> **Given request**
Reproduce the span that opens at the line containing "Output the LaTeX" and closes at the line containing "west] (iskt) at", both lines included, without alteration and without any other line.

> **Input for this task**
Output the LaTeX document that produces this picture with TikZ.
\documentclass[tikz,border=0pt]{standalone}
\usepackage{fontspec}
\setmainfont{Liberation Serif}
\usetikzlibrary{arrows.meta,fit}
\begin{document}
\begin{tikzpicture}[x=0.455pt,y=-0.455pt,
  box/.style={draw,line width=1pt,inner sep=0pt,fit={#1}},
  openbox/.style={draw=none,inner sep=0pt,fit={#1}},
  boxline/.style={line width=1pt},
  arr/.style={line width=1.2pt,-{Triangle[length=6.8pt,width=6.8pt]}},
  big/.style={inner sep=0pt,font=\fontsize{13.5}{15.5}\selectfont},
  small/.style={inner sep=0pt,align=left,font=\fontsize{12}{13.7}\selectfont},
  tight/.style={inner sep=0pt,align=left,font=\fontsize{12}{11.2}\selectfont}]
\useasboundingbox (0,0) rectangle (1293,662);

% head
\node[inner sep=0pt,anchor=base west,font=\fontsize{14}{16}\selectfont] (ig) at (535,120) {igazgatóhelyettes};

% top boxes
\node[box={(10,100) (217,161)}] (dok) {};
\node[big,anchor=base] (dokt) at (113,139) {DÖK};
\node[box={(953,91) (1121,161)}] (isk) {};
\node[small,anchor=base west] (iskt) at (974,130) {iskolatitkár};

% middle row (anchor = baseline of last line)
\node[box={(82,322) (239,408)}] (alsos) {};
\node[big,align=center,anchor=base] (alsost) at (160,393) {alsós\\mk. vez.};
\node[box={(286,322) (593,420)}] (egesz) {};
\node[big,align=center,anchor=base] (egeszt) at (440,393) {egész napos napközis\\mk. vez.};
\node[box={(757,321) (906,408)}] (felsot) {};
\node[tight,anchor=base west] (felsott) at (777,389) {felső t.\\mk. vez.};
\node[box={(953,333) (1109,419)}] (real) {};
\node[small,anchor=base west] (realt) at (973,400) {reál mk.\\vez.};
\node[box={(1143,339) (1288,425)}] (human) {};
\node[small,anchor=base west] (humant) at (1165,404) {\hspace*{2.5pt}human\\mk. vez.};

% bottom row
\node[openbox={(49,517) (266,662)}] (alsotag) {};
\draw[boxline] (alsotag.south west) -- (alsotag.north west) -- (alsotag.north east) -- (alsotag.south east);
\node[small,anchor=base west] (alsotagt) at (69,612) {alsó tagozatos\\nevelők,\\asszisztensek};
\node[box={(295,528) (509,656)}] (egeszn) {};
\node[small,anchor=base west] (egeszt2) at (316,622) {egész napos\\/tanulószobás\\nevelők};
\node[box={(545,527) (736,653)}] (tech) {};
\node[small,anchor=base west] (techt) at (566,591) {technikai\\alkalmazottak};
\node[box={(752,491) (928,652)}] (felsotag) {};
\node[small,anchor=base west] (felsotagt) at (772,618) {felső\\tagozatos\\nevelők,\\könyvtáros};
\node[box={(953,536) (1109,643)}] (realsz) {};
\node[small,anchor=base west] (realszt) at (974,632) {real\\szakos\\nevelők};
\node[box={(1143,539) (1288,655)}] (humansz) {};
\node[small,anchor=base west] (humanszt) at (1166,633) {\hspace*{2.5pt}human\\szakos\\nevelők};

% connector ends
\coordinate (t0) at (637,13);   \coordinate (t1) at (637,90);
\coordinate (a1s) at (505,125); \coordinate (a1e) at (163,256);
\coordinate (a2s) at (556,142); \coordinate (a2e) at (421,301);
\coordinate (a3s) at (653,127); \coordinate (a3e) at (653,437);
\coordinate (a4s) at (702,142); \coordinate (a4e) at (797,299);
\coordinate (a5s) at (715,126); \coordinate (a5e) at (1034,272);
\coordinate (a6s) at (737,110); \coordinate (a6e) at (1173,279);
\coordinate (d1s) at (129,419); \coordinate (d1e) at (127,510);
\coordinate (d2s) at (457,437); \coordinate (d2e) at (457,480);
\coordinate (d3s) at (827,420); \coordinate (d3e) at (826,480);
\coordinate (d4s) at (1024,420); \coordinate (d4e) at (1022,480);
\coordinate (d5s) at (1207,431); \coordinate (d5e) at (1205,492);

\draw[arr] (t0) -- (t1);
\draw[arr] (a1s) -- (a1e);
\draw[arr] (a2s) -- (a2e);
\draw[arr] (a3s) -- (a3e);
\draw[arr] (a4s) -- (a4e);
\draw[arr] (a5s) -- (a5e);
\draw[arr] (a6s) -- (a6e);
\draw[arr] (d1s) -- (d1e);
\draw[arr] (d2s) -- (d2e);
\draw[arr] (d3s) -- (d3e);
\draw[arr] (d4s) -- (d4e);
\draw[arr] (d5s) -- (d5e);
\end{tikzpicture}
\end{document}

---

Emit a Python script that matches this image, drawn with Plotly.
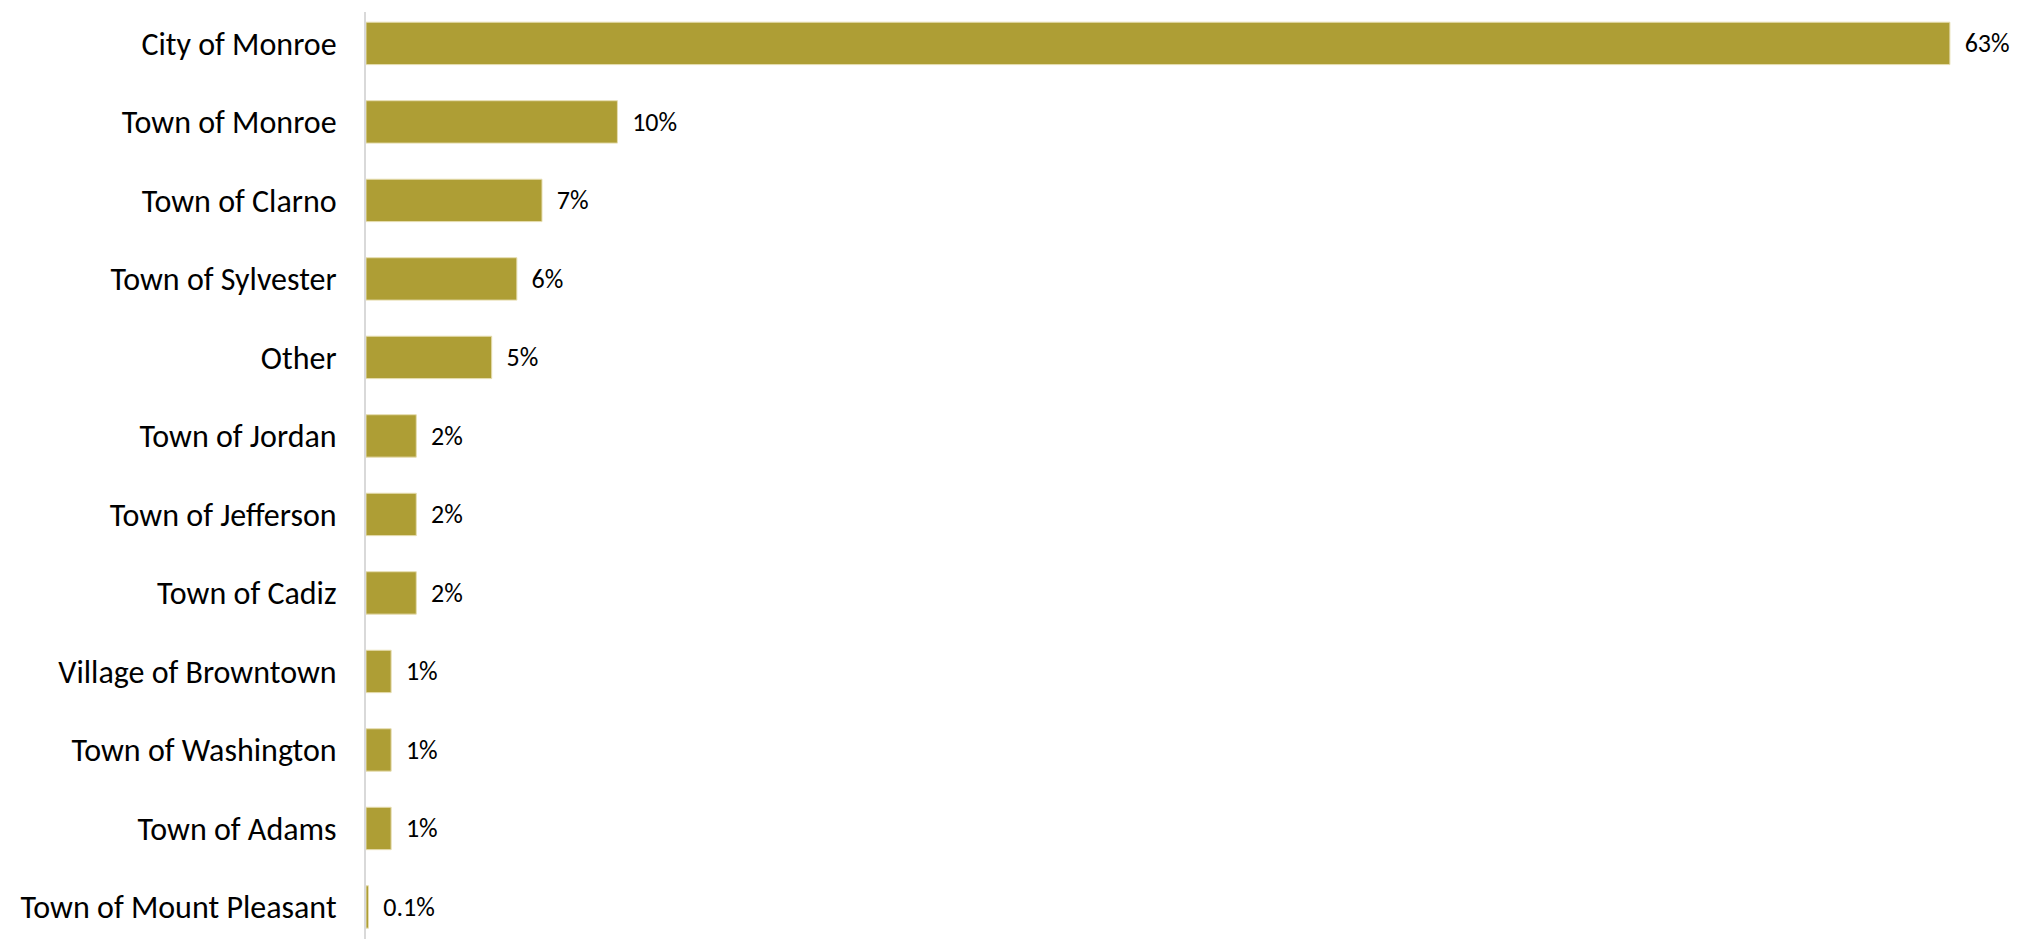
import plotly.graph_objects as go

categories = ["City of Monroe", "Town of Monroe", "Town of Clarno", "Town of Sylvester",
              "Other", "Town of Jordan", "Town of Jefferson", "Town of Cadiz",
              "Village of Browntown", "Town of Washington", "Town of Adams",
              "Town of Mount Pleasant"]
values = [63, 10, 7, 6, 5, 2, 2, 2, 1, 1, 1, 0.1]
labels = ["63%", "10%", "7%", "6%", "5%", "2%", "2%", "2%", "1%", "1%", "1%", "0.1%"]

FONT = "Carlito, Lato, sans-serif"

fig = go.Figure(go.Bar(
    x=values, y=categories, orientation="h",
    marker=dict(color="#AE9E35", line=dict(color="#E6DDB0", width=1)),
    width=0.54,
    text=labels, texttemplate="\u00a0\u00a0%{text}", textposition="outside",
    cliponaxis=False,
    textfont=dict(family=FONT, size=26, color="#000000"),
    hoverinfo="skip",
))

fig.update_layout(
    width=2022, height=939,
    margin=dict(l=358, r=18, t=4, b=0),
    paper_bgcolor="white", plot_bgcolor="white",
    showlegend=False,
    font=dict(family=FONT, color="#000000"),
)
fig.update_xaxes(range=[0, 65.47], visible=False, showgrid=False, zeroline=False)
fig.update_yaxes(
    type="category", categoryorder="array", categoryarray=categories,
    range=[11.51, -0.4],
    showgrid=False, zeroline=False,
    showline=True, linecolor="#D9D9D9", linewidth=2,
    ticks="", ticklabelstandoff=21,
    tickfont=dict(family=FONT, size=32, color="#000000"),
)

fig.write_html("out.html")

...

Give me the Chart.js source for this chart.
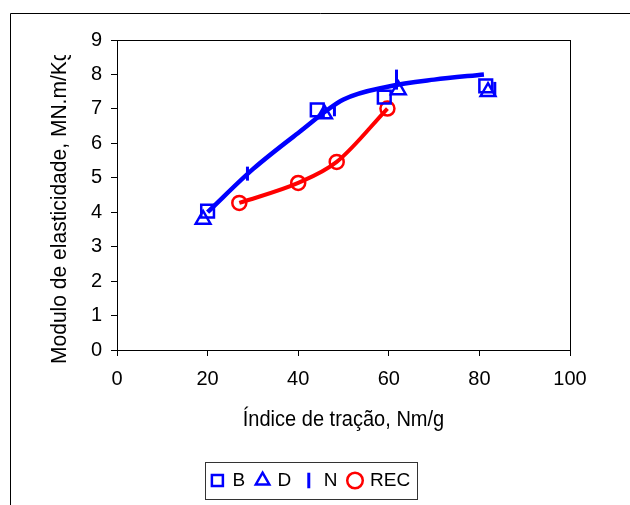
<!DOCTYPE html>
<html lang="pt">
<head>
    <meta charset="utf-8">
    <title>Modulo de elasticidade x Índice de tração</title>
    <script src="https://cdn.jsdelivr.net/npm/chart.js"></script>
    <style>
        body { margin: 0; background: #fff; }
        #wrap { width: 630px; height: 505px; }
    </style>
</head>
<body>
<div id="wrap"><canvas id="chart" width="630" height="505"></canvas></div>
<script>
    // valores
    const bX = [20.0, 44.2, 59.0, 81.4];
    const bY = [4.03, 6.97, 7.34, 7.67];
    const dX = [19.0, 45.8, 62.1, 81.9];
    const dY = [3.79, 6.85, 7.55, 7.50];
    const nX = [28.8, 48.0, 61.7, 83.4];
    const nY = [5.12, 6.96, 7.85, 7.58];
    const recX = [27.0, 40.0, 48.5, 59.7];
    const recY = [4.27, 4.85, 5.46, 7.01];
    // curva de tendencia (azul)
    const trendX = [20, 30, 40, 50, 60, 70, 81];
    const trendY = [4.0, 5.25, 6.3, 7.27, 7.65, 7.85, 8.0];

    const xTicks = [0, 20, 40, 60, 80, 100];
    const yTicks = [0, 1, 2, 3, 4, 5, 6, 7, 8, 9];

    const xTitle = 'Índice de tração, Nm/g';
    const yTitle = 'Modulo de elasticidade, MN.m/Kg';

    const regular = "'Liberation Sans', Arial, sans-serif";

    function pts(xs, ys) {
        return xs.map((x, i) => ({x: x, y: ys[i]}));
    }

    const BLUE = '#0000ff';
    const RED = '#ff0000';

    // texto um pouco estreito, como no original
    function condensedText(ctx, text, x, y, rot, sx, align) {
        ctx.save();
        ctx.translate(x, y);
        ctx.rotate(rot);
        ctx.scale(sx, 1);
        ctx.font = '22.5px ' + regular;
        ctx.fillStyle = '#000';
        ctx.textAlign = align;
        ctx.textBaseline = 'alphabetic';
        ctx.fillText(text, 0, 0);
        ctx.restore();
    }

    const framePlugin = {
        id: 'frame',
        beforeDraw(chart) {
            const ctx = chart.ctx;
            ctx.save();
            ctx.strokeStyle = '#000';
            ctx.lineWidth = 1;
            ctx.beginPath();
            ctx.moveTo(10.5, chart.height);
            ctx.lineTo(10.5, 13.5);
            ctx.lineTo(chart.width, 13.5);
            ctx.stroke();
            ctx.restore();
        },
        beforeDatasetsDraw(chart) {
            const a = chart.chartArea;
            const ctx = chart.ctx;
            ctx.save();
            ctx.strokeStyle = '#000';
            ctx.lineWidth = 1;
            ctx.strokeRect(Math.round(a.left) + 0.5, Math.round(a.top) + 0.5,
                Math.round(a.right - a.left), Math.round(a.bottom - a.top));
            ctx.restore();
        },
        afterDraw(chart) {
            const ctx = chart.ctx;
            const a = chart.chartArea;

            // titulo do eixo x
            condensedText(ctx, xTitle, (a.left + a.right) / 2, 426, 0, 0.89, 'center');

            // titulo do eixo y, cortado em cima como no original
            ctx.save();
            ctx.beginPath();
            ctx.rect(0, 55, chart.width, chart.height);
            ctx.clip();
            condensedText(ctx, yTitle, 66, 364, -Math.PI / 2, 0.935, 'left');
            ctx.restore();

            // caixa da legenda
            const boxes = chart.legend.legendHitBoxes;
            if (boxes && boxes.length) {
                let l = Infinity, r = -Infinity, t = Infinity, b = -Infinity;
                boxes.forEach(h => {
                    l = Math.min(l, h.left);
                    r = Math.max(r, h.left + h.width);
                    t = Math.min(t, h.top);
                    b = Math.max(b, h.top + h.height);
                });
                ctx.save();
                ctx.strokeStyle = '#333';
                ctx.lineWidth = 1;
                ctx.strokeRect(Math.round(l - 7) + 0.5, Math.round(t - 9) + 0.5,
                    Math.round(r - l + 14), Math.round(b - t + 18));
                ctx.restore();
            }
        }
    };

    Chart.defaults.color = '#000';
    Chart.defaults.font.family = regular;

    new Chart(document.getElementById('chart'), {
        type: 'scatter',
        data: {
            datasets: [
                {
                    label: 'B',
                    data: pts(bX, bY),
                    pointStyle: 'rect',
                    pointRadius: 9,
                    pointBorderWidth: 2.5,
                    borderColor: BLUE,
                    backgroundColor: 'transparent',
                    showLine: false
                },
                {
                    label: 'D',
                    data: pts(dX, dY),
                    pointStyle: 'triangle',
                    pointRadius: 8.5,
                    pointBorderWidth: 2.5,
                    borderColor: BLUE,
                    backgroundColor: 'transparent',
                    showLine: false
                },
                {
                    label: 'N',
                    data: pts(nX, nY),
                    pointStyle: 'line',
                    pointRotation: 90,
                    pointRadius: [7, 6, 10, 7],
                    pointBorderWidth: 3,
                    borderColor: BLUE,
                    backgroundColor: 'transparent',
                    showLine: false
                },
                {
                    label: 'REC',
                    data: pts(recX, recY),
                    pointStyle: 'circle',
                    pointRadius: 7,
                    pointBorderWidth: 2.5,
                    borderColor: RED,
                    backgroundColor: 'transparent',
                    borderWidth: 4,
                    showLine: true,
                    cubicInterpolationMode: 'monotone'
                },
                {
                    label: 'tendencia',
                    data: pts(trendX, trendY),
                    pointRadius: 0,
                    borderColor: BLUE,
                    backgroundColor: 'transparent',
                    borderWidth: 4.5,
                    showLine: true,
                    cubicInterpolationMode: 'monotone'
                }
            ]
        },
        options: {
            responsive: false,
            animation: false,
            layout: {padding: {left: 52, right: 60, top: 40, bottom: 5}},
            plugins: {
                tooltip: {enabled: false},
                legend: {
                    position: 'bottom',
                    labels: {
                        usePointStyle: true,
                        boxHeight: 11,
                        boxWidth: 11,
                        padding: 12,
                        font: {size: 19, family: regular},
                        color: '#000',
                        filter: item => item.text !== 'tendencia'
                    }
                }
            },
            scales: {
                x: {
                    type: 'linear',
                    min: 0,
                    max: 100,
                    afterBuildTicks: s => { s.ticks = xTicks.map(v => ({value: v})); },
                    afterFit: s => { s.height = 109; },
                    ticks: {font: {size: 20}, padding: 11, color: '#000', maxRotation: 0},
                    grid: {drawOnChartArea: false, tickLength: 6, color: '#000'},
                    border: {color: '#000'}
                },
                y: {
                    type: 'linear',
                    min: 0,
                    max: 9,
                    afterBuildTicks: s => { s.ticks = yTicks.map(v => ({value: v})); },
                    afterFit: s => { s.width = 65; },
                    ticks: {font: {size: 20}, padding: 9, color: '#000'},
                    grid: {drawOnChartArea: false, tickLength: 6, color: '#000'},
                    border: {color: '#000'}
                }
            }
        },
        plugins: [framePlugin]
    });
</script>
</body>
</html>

> **The result**
Output the LaTeX document that produces this picture with TikZ.
\documentclass[tikz,border=0pt]{standalone}
\usepackage{fontspec}
\setmainfont{Liberation Serif}
\usetikzlibrary{arrows.meta,fit}
\begin{document}
\begin{tikzpicture}[x=0.455pt,y=-0.455pt,
  box/.style={draw,line width=1pt,inner sep=0pt,fit={#1}},
  openbox/.style={draw=none,inner sep=0pt,fit={#1}},
  boxline/.style={line width=1pt},
  arr/.style={line width=1.2pt,-{Triangle[length=6.8pt,width=6.8pt]}},
  big/.style={inner sep=0pt,font=\fontsize{13.5}{15.5}\selectfont},
  small/.style={inner sep=0pt,align=left,font=\fontsize{12}{13.7}\selectfont},
  tight/.style={inner sep=0pt,align=left,font=\fontsize{12}{11.2}\selectfont}]
\useasboundingbox (0,0) rectangle (1293,662);

% head
\node[inner sep=0pt,anchor=base west,font=\fontsize{14}{16}\selectfont] (ig) at (535,120) {igazgatóhelyettes};

% top boxes
\node[box={(10,100) (217,161)}] (dok) {};
\node[big,anchor=base] (dokt) at (113,139) {DÖK};
\node[box={(953,91) (1121,161)}] (isk) {};
\node[small,anchor=base west] (iskt) at (974,130) {iskolatitkár};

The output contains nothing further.